Câmaras do Alentejo dizem-se impotentes para fiscalizar a insalubridade em que vivem imigrantes

As principais praças de Beja esvaziaram-se de imigrantes, enquanto a Polícia Judiciária detinha 28 pessoas em mais uma operação de desmantelamento de redes de exploração de imigrantes.

Foto
Imigrantes que procuram trabalho nas explorações agrícolas do Alentejo vivem muitas vezes em condições de sobrelotação e insalubridade LUSA/NUNO VEIGA
Ouça este artigo
00:00
03:11

Exclusivo Gostaria de Ouvir? Assine já

Em vez do habitual fervilhar, o silêncio.
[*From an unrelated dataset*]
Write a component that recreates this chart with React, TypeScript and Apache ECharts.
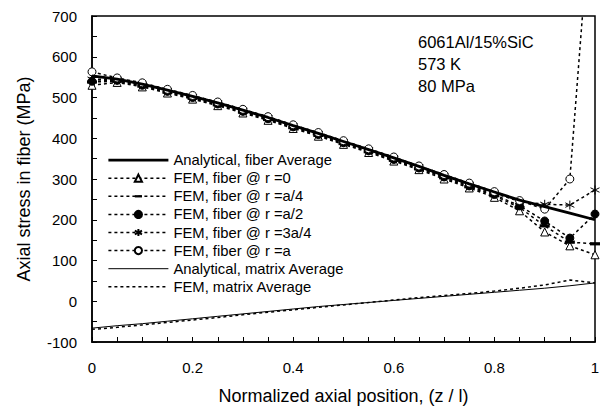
import React, { useEffect, useRef } from "react";
import * as echarts from "echarts";

const zs = [0, 0.05, 0.1, 0.15, 0.2, 0.25, 0.3, 0.35, 0.4, 0.45, 0.5, 0.55, 0.6, 0.65, 0.7, 0.75, 0.8, 0.85, 0.9, 0.95, 1];
const analyticalFiber = [553, 545, 533, 518, 503, 487, 469, 451, 431, 412, 392, 372, 352, 331, 309, 288, 268, 248, 232, 216, 200];
const femR0 = [530, 537, 526, 511, 496, 480, 462, 444, 424, 405, 385, 365, 344, 323, 300, 278, 255, 222, 170, 136, 114];
const femRa4 = [538, 540, 528, 513, 498, 482, 464, 446, 426, 407, 387, 367, 346, 325, 303, 281, 259, 230, 185, 145, 141];
const femRa2 = [540, 542, 530, 515, 500, 484, 466, 448, 428, 409, 389, 369, 348, 327, 305, 283, 262, 234, 197, 155, 214];
const femR3a4 = [545, 544, 532, 517, 502, 486, 468, 450, 430, 411, 391, 371, 350, 329, 307, 286, 265, 245, 238, 236, 273];
const femRa = [563, 548, 536, 520, 505, 489, 471, 453, 433, 414, 394, 374, 354, 332, 311, 290, 269, 247, 226, 300, 1100];
const analyticalMatrix = [-66, -60, -55, -49, -43, -37, -31, -25, -19, -13, -8, -3, 2, 7, 12, 17, 22, 27, 32, 38, 45];
const femMatrix = [-69, -64, -58, -52, -46, -40, -33, -27, -21, -15, -9, -3, 3, 9, 14, 19, 25, 32, 40, 52, 45];

const names = [
  "Analytical, fiber Average",
  "FEM, fiber @ r =0",
  "FEM, fiber @ r =a/4",
  "FEM, fiber @ r =a/2",
  "FEM, fiber @ r =3a/4",
  "FEM, fiber @ r =a",
  "Analytical, matrix Average",
  "FEM, matrix Average",
];

const annotation = ["6061Al/15%SiC", "573 K", "80 MPa"];

const FONT = "Liberation Sans, Arial, sans-serif";
const pair = (vals: number[]) => zs.map((z, i) => [z, vals[i]]);

export default function App() {
  const ref = useRef<HTMLDivElement>(null);
  useEffect(() => {
    if (!ref.current) return;
    const chart = echarts.init(ref.current, null, { renderer: "svg" });
    const dotted = { color: "#000", width: 1.5, type: [3, 3] as number[] };
    const femSeries = (name: string, vals: number[], symbol: string, size: any, filled: boolean, bw = 1) => ({
      name,
      type: "line",
      data: pair(vals),
      symbol,
      symbolSize: size,
      showSymbol: true,
      lineStyle: dotted,
      itemStyle: { color: filled ? "#000" : "#fff", borderColor: "#000", borderWidth: bw },
      z: 3,
    });
    const star = "path://M5,0L5,10M0.67,2.5L9.33,7.5M0.67,7.5L9.33,2.5";
    const dash = "path://M0,0L0,0M0,3.4L10,3.4L10,6.6L0,6.6ZM10,10L10,10";
    const invisible = "path://M0,0L1,1";
    const plainLine = (name: string, vals: number[], width: number, type: any, z: number) => ({
      name,
      type: "line",
      data: pair(vals),
      symbol: invisible,
      showSymbol: false,
      lineStyle: { color: "#000", width, type },
      itemStyle: { color: "transparent", borderColor: "transparent", borderWidth: 0 },
      z,
    });
    const legendWidths = [2.8, 1.5, 1.5, 1.5, 1.5, 1.5, 1, 1.5];
    chart.setOption({
      animation: false,
      backgroundColor: "#fff",
      textStyle: { fontFamily: FONT, color: "#000" },
      grid: {
        left: 92,
        top: 16,
        width: 503,
        height: 326,
        show: true,
        borderColor: "#000",
        borderWidth: 1.5,
        backgroundColor: "transparent",
      },
      xAxis: {
        type: "value",
        min: 0,
        max: 1,
        interval: 0.2,
        name: "Normalized axial position, (z / l)",
        nameLocation: "middle",
        nameGap: 45,
        nameTextStyle: { fontSize: 18, color: "#000", fontFamily: FONT },
        axisLine: { show: true, onZero: false, lineStyle: { color: "#000", width: 1.5 } },
        axisTick: { show: true, inside: true, length: 5, lineStyle: { color: "#000" } },
        minorTick: { show: true, splitNumber: 4, length: 5, lineStyle: { color: "#000" } },
        axisLabel: { fontSize: 15, color: "#000", margin: 18, fontFamily: FONT },
        splitLine: { show: false },
      },
      yAxis: {
        type: "value",
        min: -100,
        max: 700,
        interval: 100,
        name: "Axial stress in fiber (MPa)",
        nameLocation: "middle",
        nameGap: 59,
        nameTextStyle: { fontSize: 18, color: "#000", fontFamily: FONT },
        axisLine: { show: true, onZero: false, lineStyle: { color: "#000", width: 1.5 } },
        axisTick: { show: true, inside: true, length: 5, lineStyle: { color: "#000" } },
        minorTick: { show: true, splitNumber: 2, length: 5, lineStyle: { color: "#000" } },
        axisLabel: { fontSize: 15, color: "#000", margin: 15, fontFamily: FONT },
        splitLine: { show: false },
      },
      legend: {
        orient: "vertical",
        left: 102,
        top: 147.6,
        itemWidth: 60,
        itemHeight: 9,
        itemGap: 3.1,
        data: names.map((n, i) => ({ name: n, lineStyle: { width: legendWidths[i] } })),
        textStyle: { fontSize: 14.8, color: "#000", fontFamily: FONT },
      },
      graphic: [
        {
          type: "text",
          left: 418,
          top: 31,
          style: {
            text: annotation.join("\n"),
            font: `16.5px ${FONT}`,
            fill: "#000",
            lineHeight: 22,
          },
        },
      ],
      series: [
        plainLine(names[0], analyticalFiber, 2.8, "solid", 4),
        femSeries(names[1], femR0, "triangle", 8, false),
        femSeries(names[2], femRa4, dash, 10, true, 0),
        femSeries(names[3], femRa2, "circle", 8, true),
        femSeries(names[4], femR3a4, star, 9, false),
        femSeries(names[5], femRa, "circle", 8, false),
        plainLine(names[6], analyticalMatrix, 1, "solid", 2),
        plainLine(names[7], femMatrix, 1.5, [3, 3], 2),
      ],
    });
    return () => chart.dispose();
  }, []);
  return (
    <div
      ref={ref}
      style={{ position: "fixed", left: 0, top: 0, width: 607, height: 415, background: "#fff" }}
    />
  );
}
Nas principais praças de Beja, o habitual frenesim dos imigrantes que são chamados a satisfazer a necessidade de mão-de-obra das explorações agrícolas da região, com os trabalhadores a disputarem ansiosamente um lugar para trabalhar, “nem que seja umas horas”, como relatou ao PÚBLICO um cidadão senegalês, calou-se enquanto decorria a operação da Polícia Judiciária (PJ), que desmantelou uma rede criminosa dedicada a explorar trabalhadores imigrantes no Baixo Alentejo.
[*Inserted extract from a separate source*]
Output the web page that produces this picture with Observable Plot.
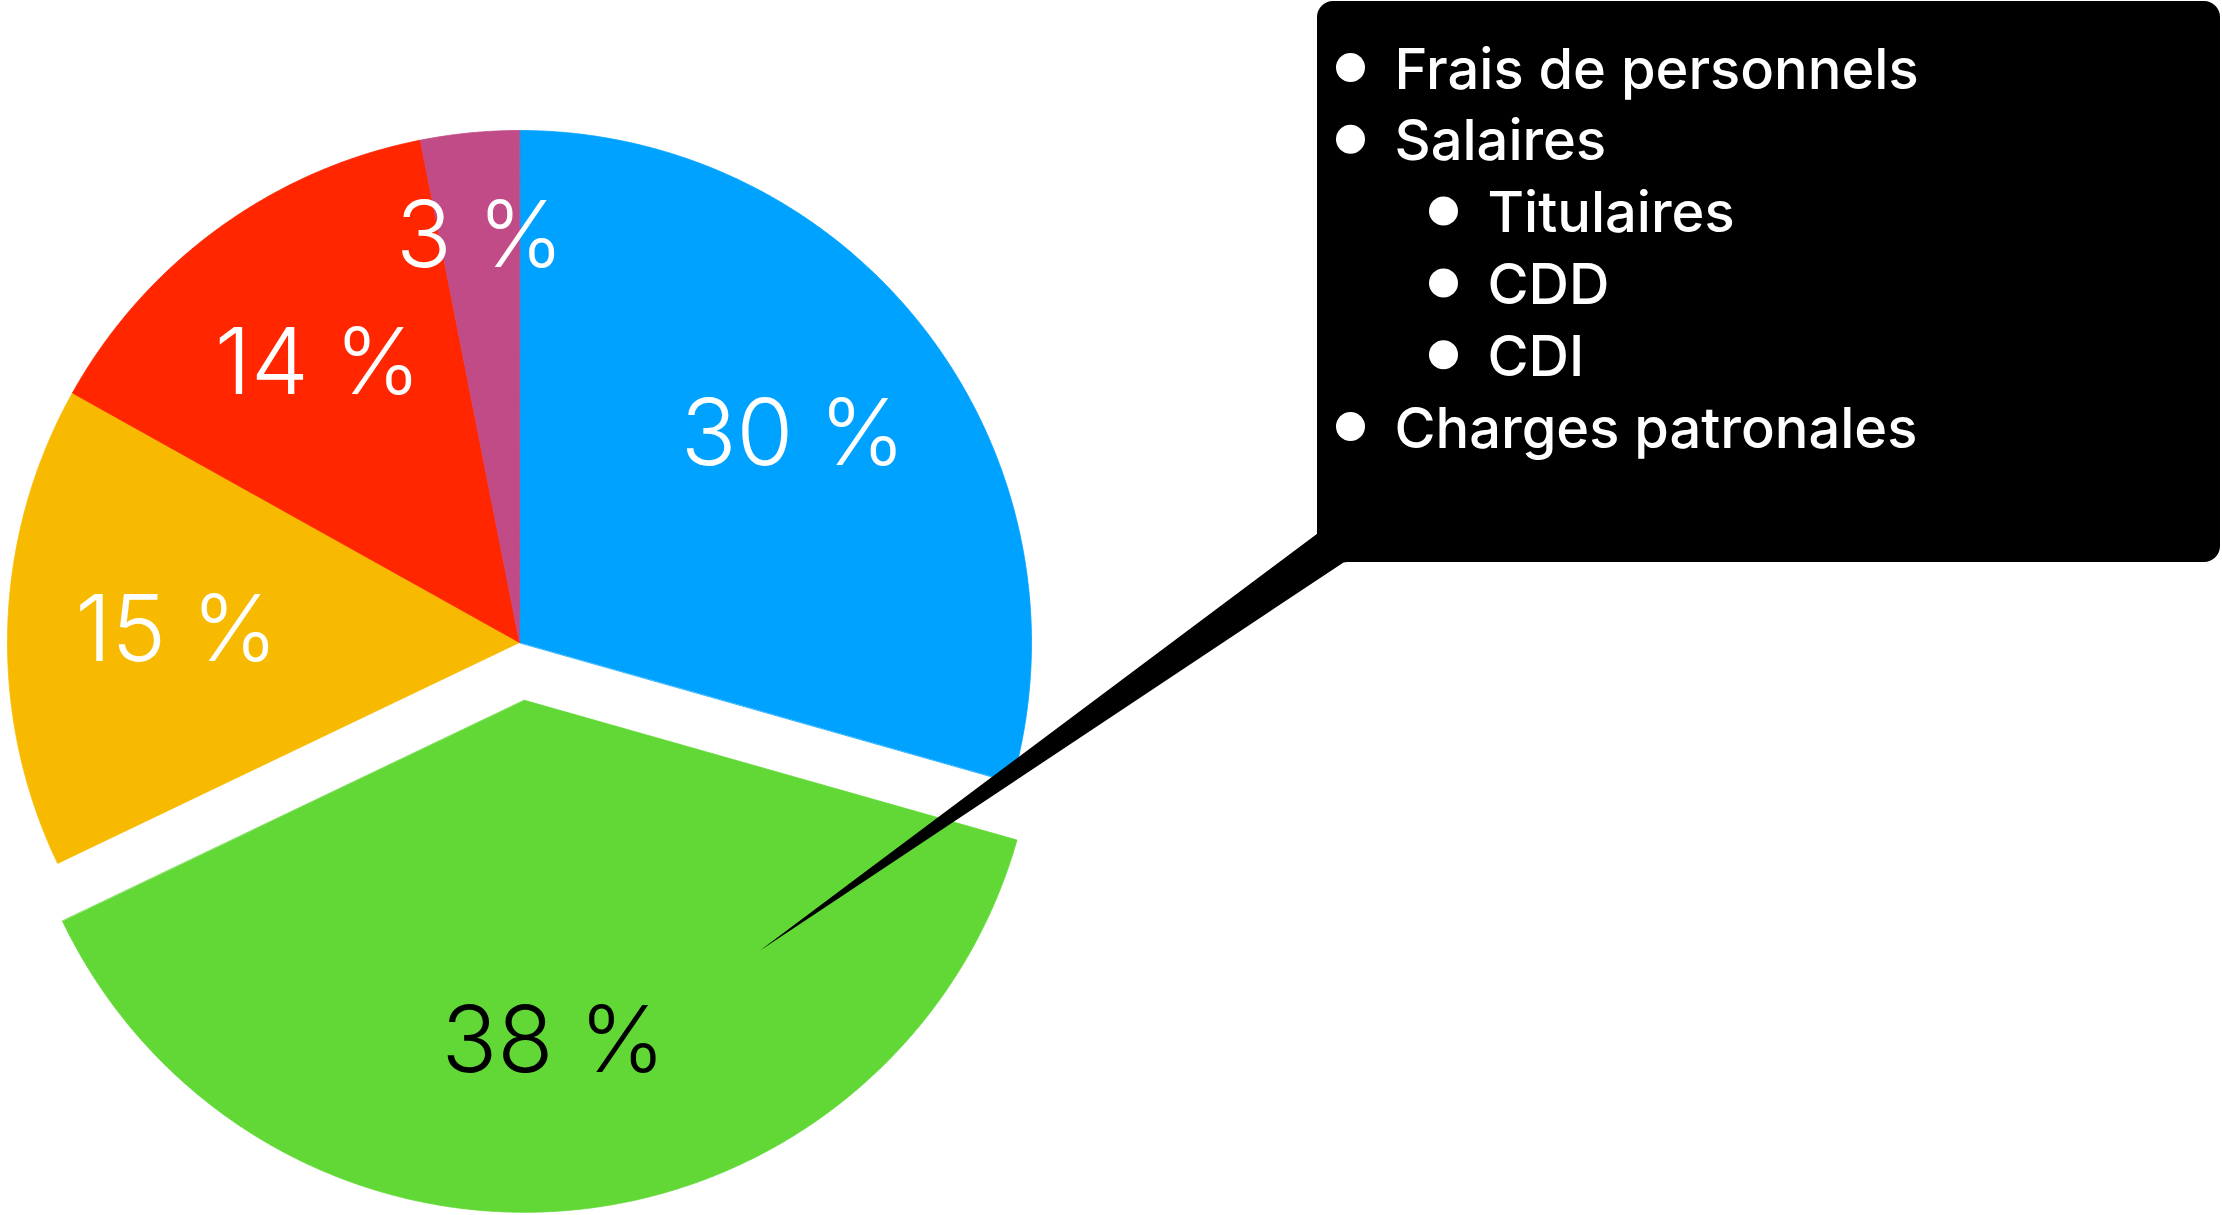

O imigrante senegalês que procura trabalho na construção civil disse compreender a repentina ausência de paquistaneses, moldavos, romenos, indianos e de outras paragens do Extremo Oriente, mas não adiantou mais pormenores: “Tenho medo”, desculpou-se.
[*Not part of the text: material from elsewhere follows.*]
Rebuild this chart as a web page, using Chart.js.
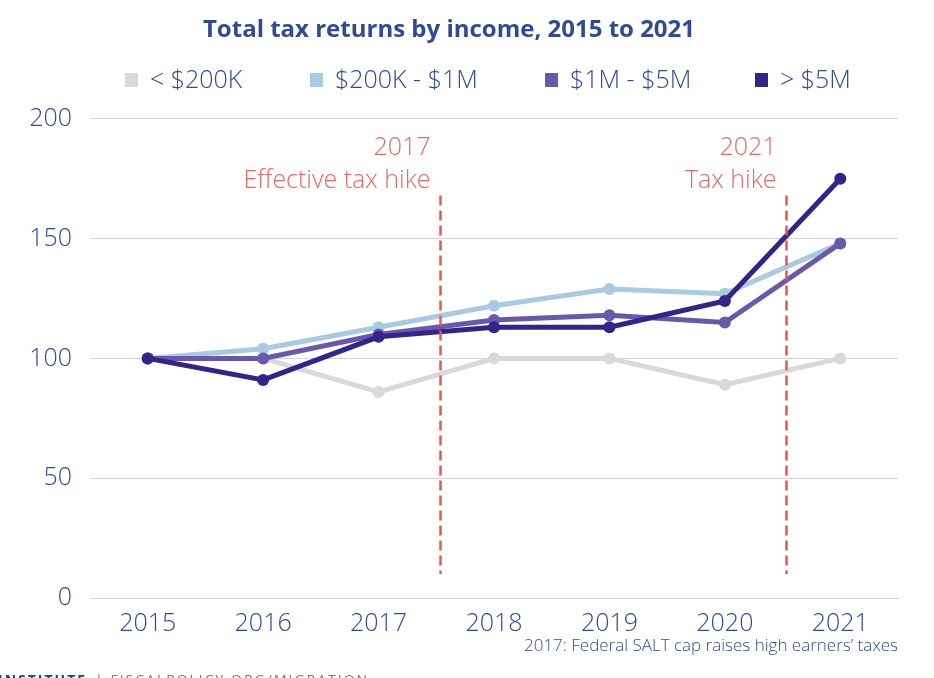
<!DOCTYPE html>
<html>
<head>
<meta charset="utf-8">
<script src="https://cdn.jsdelivr.net/npm/chart.js@4/dist/chart.umd.min.js"></script>
<style>
  html, body { margin: 0; padding: 0; background: #fff; }
  #wrap { width: 934px; height: 678px; position: relative; }
</style>
</head>
<body>
<div id="wrap"><canvas id="chart" width="934" height="678"></canvas></div>
<script>
const years = ['2015', '2016', '2017', '2018', '2019', '2020', '2021'];
const under200k = [100, 100, 86, 100, 100, 89, 100];
const from200kTo1m = [100, 104, 113, 122, 129, 127, 148];
const from1mTo5m = [100, 100, 110, 116, 118, 115, 148];
const over5m = [100, 91, 109, 113, 113, 124, 175];
const seriesNames = ['< $200K', '$200K - $1M', '$1M - $5M', '> $5M'];
const seriesColors = ['#d9d9d9', '#a9cbe2', '#6a58ad', '#33238a'];
const yTicks = [0, 50, 100, 150, 200];

const FONT = '"Open Sans", "Noto Sans", sans-serif';
const BLUE = '#2f4a98';
const RED = '#e85656';

// dashed markers between categories + their labels
const markers = [
  { at: 2.53, top: 168, bottom: 10, lines: ['2017', 'Effective tax hike'] },
  { at: 5.53, top: 168, bottom: 10, lines: ['2021', 'Tax hike'] }
];

// legend box positions (left edge of each swatch)
const legendX = [125, 310, 545, 755];
const legendY = 80;

const legendPlugin = {
  id: 'customLegend',
  afterDraw(chart) {
    const { ctx } = chart;
    ctx.save();
    ctx.font = '300 25px ' + FONT;
    ctx.textBaseline = 'middle';
    ctx.textAlign = 'left';
    seriesNames.forEach((name, i) => {
      ctx.fillStyle = seriesColors[i];
      ctx.fillRect(legendX[i], legendY - 7, 13, 14);
      ctx.fillStyle = BLUE;
      ctx.fillText(name, legendX[i] + 25, legendY + 1);
    });
    ctx.restore();
  }
};

const markerPlugin = {
  id: 'markers',
  afterDatasetsDraw(chart) {
    const { ctx, scales: { x, y } } = chart;
    ctx.save();
    markers.forEach(m => {
      const px = Math.round(x.getPixelForValue(m.at)) + 0.5;
      ctx.strokeStyle = RED;
      ctx.lineWidth = 2.5;
      ctx.setLineDash([10, 5]);
      ctx.beginPath();
      ctx.moveTo(px, y.getPixelForValue(m.top));
      ctx.lineTo(px, y.getPixelForValue(m.bottom));
      ctx.stroke();
      ctx.setLineDash([]);
      ctx.fillStyle = '#e96868';
      ctx.font = '300 25px ' + FONT;
      ctx.textAlign = 'right';
      ctx.textBaseline = 'middle';
      ctx.fillText(m.lines[0], px - 10, y.getPixelForValue(188));
      ctx.fillText(m.lines[1], px - 10, y.getPixelForValue(174));
    });
    ctx.restore();
  }
};

const footPlugin = {
  id: 'foot',
  afterDraw(chart) {
    const { ctx, chartArea } = chart;
    ctx.save();
    ctx.fillStyle = BLUE;
    ctx.font = '300 17px ' + FONT;
    ctx.textAlign = 'right';
    ctx.textBaseline = 'middle';
    ctx.fillText('2017: Federal SALT cap raises high earners\u2019 taxes', chartArea.right, 646);
    ctx.textAlign = 'left';
    ctx.letterSpacing = '2px';
    ctx.font = 'bold 14px ' + FONT;
    ctx.fillStyle = '#1f4a5c';
    ctx.fillText('INSTITUTE', -2, 681);
    const w = ctx.measureText('INSTITUTE').width;
    ctx.font = '14px ' + FONT;
    ctx.fillStyle = '#6b7a86';
    ctx.fillText('| FISCALPOLICY.ORG/MIGRATION', w + 6, 681);
    ctx.restore();
  }
};

const datasetValues = [under200k, from200kTo1m, from1mTo5m, over5m];

new Chart(document.getElementById('chart'), {
  type: 'line',
  data: {
    labels: years,
    datasets: datasetValues.map((vals, i) => ({
      label: seriesNames[i],
      data: vals,
      borderColor: seriesColors[i],
      backgroundColor: seriesColors[i],
      borderWidth: 5,
      pointRadius: 6,
      pointBorderWidth: 0,
      pointBackgroundColor: seriesColors[i],
      tension: 0,
      order: 4 - i
    }))
  },
  options: {
    responsive: false,
    animation: false,
    layout: { padding: { left: 0, right: 36, top: 0, bottom: 30 } },
    plugins: {
      title: {
        display: true,
        text: 'Total tax returns by income, 2015 to 2021',
        color: BLUE,
        font: { family: FONT, size: 24, weight: 'bold' },
        padding: { top: 16, bottom: 74 }
      },
      legend: { display: false },
      tooltip: { enabled: false }
    },
    scales: {
      x: {
        offset: true,
        grid: { display: false },
        border: { display: true, color: '#cfd3e6', width: 1 },
        ticks: { color: BLUE, font: { family: FONT, size: 25, weight: '300' }, padding: 3 },
        afterFit(scale) { scale.height = 50; }
      },
      y: {
        min: 0,
        max: 200,
        afterBuildTicks(scale) { scale.ticks = yTicks.map(v => ({ value: v })); },
        grid: { color: '#cfd3e6', drawTicks: false, lineWidth: 1 },
        border: { display: false },
        ticks: { color: BLUE, font: { family: FONT, size: 25, weight: '300' }, padding: 18 },
        afterFit(scale) { scale.width = 90; }
      }
    }
  },
  plugins: [markerPlugin, legendPlugin, footPlugin]
});
</script>
</body>
</html>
Na operação da PJ, em que foram detidas 28 pessoas, estiveram sob o foco das autoridades os concelhos de Cuba, Ferreira do Alentejo e Alcácer do Sal, tal como aconteceu na operação realizada em 23 de Novembro de 2022. Mas é em Beja, cidade que se transformou no epicentro da circulação de imigrantes, que mais se sente o fervilhar de imigrantes. No chamado Jardim do Bacalhau, um dos presentes admitia que a ausência de imigrantes se fazia notar pelo facto de estarem a trabalhar nos campos, mas o seu parceiro de conversa lembrou que “ainda ontem [segunda-feira]" o jardim estava "cheio de imigrantes".

Aluguer de casas ainda sem fiscalização

O modo como vivem está cada vez mais presente no quotidiano da cidade. O número crescente de casas na cidade e aldeias de Beja que estavam devolutas e que passaram a estar ocupadas por cidadãos estrangeiros justifica um crescendo de interrogações. Alugar a casa a imigrantes passou a ser uma importante fonte de rendimento para os seus proprietários, seja nos concelhos alentejanos preenchidos por olivais, seja no concelho de Odemira, onde impera a cultura dos pequenos frutos vermelhos.

A Câmara de Beja reconhece a sua incapacidade para travar o aluguer de todo o tipo de fogos, incluindo os que não estão destinados a habitação. E o executivo municipal de Odemira salientou, numa das suas últimas reuniões, que não existe notícia de que a Autoridade Tributária e Aduaneira esteja a fiscalizar "o cumprimento das obrigações fiscais relativamente aos contratos de arrendamento e subarrendamento para fins habitacionais”. Do mesmo modo, o município diz temer que a administração central não esteja disponível para colaborar, no âmbito das suas competências, "no cumprimento das suas obrigações de fiscalização da ocupação de edifícios".

Acresce que a intervenção das autoridades no desmantelamento das redes de tráfico de mão-de-obra não tem paralelo na fiscalização dos espaços habitados por imigrantes, sobretudo nas condições de habitabilidade e salubridade e no cumprimento das obrigações fiscais. O município de Beja, confrontado em várias reuniões com o seu grau de responsabilidade nesta matéria, admite que a legislação em vigor não define um número máximo de residentes que podem ser acolhidos num determinado edifício.

As lacunas e as omissões da legislação em vigor facilitam a concentração de imigrantes em condições desumanas, atribuindo à cidade de Beja um novo figurino: a roupa a secar que os imigrantes estendem nas janelas, varandas, terraços e ainda num dos torreões da muralha medieval que circunda o centro histórico de Beja.

Do lado dos empregadores, um empresário agrícola revelou ao PÚBLICO já ter sofrido as consequências de ter sido identificado numa das suas explorações mão-de-obra ilegal. “Agora exijo a documentação que autoriza o seu portador a trabalhar em Portugal”, assegurou.